Некоторые журналисты выдвинули и распространили весьма оригинальную версию, согласно которой Гусева напала на Распутина исключительно с целью испытать силу его святости — если бы Распутин действительно оказался «отмеченным свыше», кинжал не нанес бы ему никакого вреда. Как тут не вспомнить: «…имеют защитником Бога и таким образом остаются невредимы, потому что повинуются установленным от Бога законам» (2 Кн. Макк. 8:36).
Враги Распутина поспешили обелить Хионию. Уже 2 июля 1914 года московская газета «Утро России» сообщала своим читателям, что «Хиония, поселившись в Царицыне, стала самой преданной почитательницей Илиодора. Она принимала энергичное участие в сборе пожертвований на построение Царицынского монастыря, ездила по богатым купцам г. Царицына и др. городов… Когда Илиодор был заточен в монастырь, а затем лишен сана, то Хиония, прежде религиозная, резко изменилась и в церковь перестала ходить. ‹…› Если не желанием отомстить за Илиодора, то поступок Хионии может быть объяснен местью за ее дочерей. Хиония имеет двух довольно красивых дочерей Анастасию и Наталью. Распутин, бывая у Илиодора в монастыре, не раз ночевал в доме Хионии, где, ведя беседу и занимаясь церковным песнопением, допускал излишние вольности в обращении с женщинами, глубоко возмущавшие религиозную Хионию».

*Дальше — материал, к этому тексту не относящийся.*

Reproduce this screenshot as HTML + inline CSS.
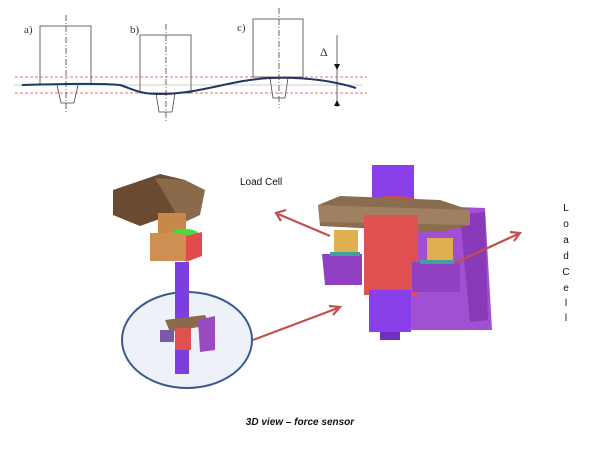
<!DOCTYPE html>
<html><head><style>
body{margin:0;background:#fff;width:600px;height:457px;overflow:hidden;font-family:"Liberation Sans",sans-serif}
</style></head><body>
<svg width="600" height="457" viewBox="0 0 600 457" xmlns="http://www.w3.org/2000/svg">
<!-- top diagram -->
<g font-family="Liberation Serif" font-size="11" fill="#333">
<text x="24" y="33">a)</text><text x="130" y="33">b)</text><text x="237" y="31">c)</text>
<text x="320" y="56" font-size="12">Δ</text>
</g>
<g fill="none" stroke="#444" stroke-width="0.8">
<rect x="40" y="26" width="51" height="58"/>
<rect x="140" y="35" width="51" height="58"/>
<rect x="253" y="19" width="50" height="58"/>
<path d="M57 85 L61 103 L74 103 L78 85"/>
<path d="M156 93 L159 112 L172 112 L175 93"/>
<path d="M270 78 L273 98 L285 98 L288 78"/>
<path d="M66 15 V113 M166 24 V122 M279 8 V108" stroke-dasharray="6,2,1,2"/>
<line x1="14" y1="85" x2="362" y2="85" stroke="#999" stroke-width="0.5"/>
<line x1="337" y1="35" x2="337" y2="107"/>
</g>
<g stroke="#e04040" stroke-width="0.7" stroke-dasharray="3,2">
<line x1="15" y1="77" x2="367" y2="77"/><line x1="15" y1="93" x2="367" y2="93"/>
</g>
<path d="M337 70 l-3 -6 h6z M337 100 l-3 6 h6z" fill="#111"/>
<path d="M22 85 C60 84 100 83 120 85 C135 90 140 94 160 94 C200 94 230 80 270 78 C300 77 330 80 356 88" fill="none" stroke="#1f3864" stroke-width="2"/>

<!-- left assembly -->
<ellipse cx="187" cy="340" rx="65" ry="48" fill="#eef1f7" stroke="#3b5a8c" stroke-width="2"/>
<rect x="175" y="262" width="14" height="112" fill="#7b3fe0"/>
<path d="M113 190 L160 174 L185 180 L185 210 L140 226 L113 215z" fill="#6b4a32"/>
<path d="M155 178 L185 180 L205 190 L200 215 L185 222 L175 212z" fill="#8a6a4a"/>
<rect x="158" y="213" width="28" height="20" fill="#c8884a"/>
<ellipse cx="185" cy="236" rx="15" ry="7" fill="#3ee040"/>
<rect x="150" y="233" width="36" height="28" fill="#cf8e52"/>
<path d="M186 236 L202 232 L202 256 L186 262z" fill="#e04c4c"/>
<path d="M165 320 L205 315 L210 325 L170 332z" fill="#8a6a4a"/>
<path d="M198 320 L215 316 L215 350 L200 352z" fill="#9a4ac0"/>
<rect x="175" y="328" width="16" height="22" fill="#e05050"/>
<rect x="160" y="330" width="14" height="12" fill="#7a5aa0"/>

<!-- right inset -->
<rect x="372" y="165" width="42" height="45" fill="#8a40e8"/>
<path d="M400 205 L485 208 L492 330 L405 330z" fill="#a050d0"/>
<path d="M460 215 L485 212 L488 320 L470 322z" fill="#8a3ab8"/>
<ellipse cx="393" cy="205" rx="30" ry="9" fill="#d84848"/>
<path d="M318 205 L340 196 L440 200 L470 210 L470 225 L440 232 L320 226z" fill="#8a6c4e"/>
<path d="M318 205 L470 210 L470 225 L320 222z" fill="#a08060"/>
<rect x="364" y="215" width="54" height="80" fill="#e05050"/>
<rect x="369" y="290" width="42" height="42" fill="#8a40e8"/>
<rect x="380" y="332" width="20" height="8" fill="#7030c0"/>
<rect x="334" y="230" width="24" height="26" fill="#e0b050"/>
<rect x="427" y="238" width="26" height="26" fill="#e0b050"/>
<path d="M322 254 L362 254 L362 285 L325 285z" fill="#9040c0"/>
<path d="M412 262 L460 262 L460 292 L412 292z" fill="#9040c0"/>
<rect x="330" y="252" width="30" height="4" fill="#40a0a0"/>
<rect x="420" y="260" width="34" height="4" fill="#40a0a0"/>

<!-- arrows -->
<g stroke="#c0504d" stroke-width="2.2" fill="none">
<line x1="330" y1="236" x2="278" y2="214"/><path d="M286 210 L276 213 L281 221"/>
<line x1="455" y1="263" x2="518" y2="234"/><path d="M510 232 L520 233 L514 241"/>
<line x1="253" y1="340" x2="338" y2="308"/><path d="M329 306 L340 307 L333 315"/>
</g>

<text x="240" y="185" font-size="10" fill="#111">Load Cell</text>
<g font-size="10" fill="#111" text-anchor="middle">
<text x="566" y="211">L</text><text x="566" y="227">o</text><text x="566" y="243">a</text>
<text x="566" y="259">d</text><text x="566" y="275">C</text><text x="566" y="291">e</text>
<text x="566" y="306">l</text><text x="566" y="321">l</text>
</g>
<text x="300" y="425" font-size="10" font-weight="bold" font-style="italic" text-anchor="middle" fill="#111">3D view – force sensor</text>
</svg>
</body></html>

На самом деле никаких дочерей у Хионии не было, но чего не выдумаешь, чтобы угодить хотя бы великой княгине Елизавете Федоровне, не говоря уже о других высокопоставленных особах.
Московская антираспутинская клика не желала сдаваться. Вот что вспоминал уже знакомый нам протопресвитер Шавельский: «Всякий раз, когда мне приходилось бывать в Москве, я заезжал к великой княгине Елисавете Федоровне. Она была со мною совершенно откровенна и всегда тяжко скорбела из-за распутинской истории, по ее мнению, не предвещающей ничего доброго. В начале 1914 года прот. Ф. А. Боголюбов (настоятель Петропавловского придворного собора), со слов духовника великой княгини Елисаветы Федоровны, прот. Митрофана Сребрянского, сообщал мне, что великая княгиня собирается прислать ко мне о. Сребрянского с просьбой, чтобы я решительно выступил перед царем против Распутина, влияние которого на царскую семью и на государственные дела становится все более гибельным. О. Сребрянский, однако, ко мне не приезжал, а вскоре началась война».
Пока Илиодор замышлял, Думбадзе валял дурака, а Гусева выслеживала Распутина, высшая аристократия копила ненависть к старцу. Каждый из Романовых видел себя в роли ближайшего друга и советчика при государе императоре, и ни один из них не мог смириться с высоким положением простого мужика при дворе. Погрязшие в гордыне, распутстве и множестве других грехов, члены царствующей фамилии не видели бревен в собственных глазах, но зорко подмечали всякую соринку в глазу старца, пусть даже и мнимую.
Следом за великими князьями тянулись и сливки общества, которые по правде должны были называться не «сливками», а «пеной». С подачи великой княгини Елизаветы Федоровны Распутина возненавидела чуть ли не вся Москва, а с подачи великого князя Николая Николаевича — гвардия и верхушка армии.
Весной 1914 года Николай Николаевич попросил Белецкого (к тому времени уже лишившегося поста директора Департамента полиции, но предусмотрительно сохранившего у себя богатый служебный архив, в том числе и копии агентурных сводок) предоставить в его распоряжение компрометирующие Распутина материалы, которые великий князь намеревался использовать в предстоящей беседе с императором. Белецкий охотно предоставил требуемые сведения, Николай Николаевич переговорил с августейшим племянником, но на положении Распутина беседа эта никак не сказалась.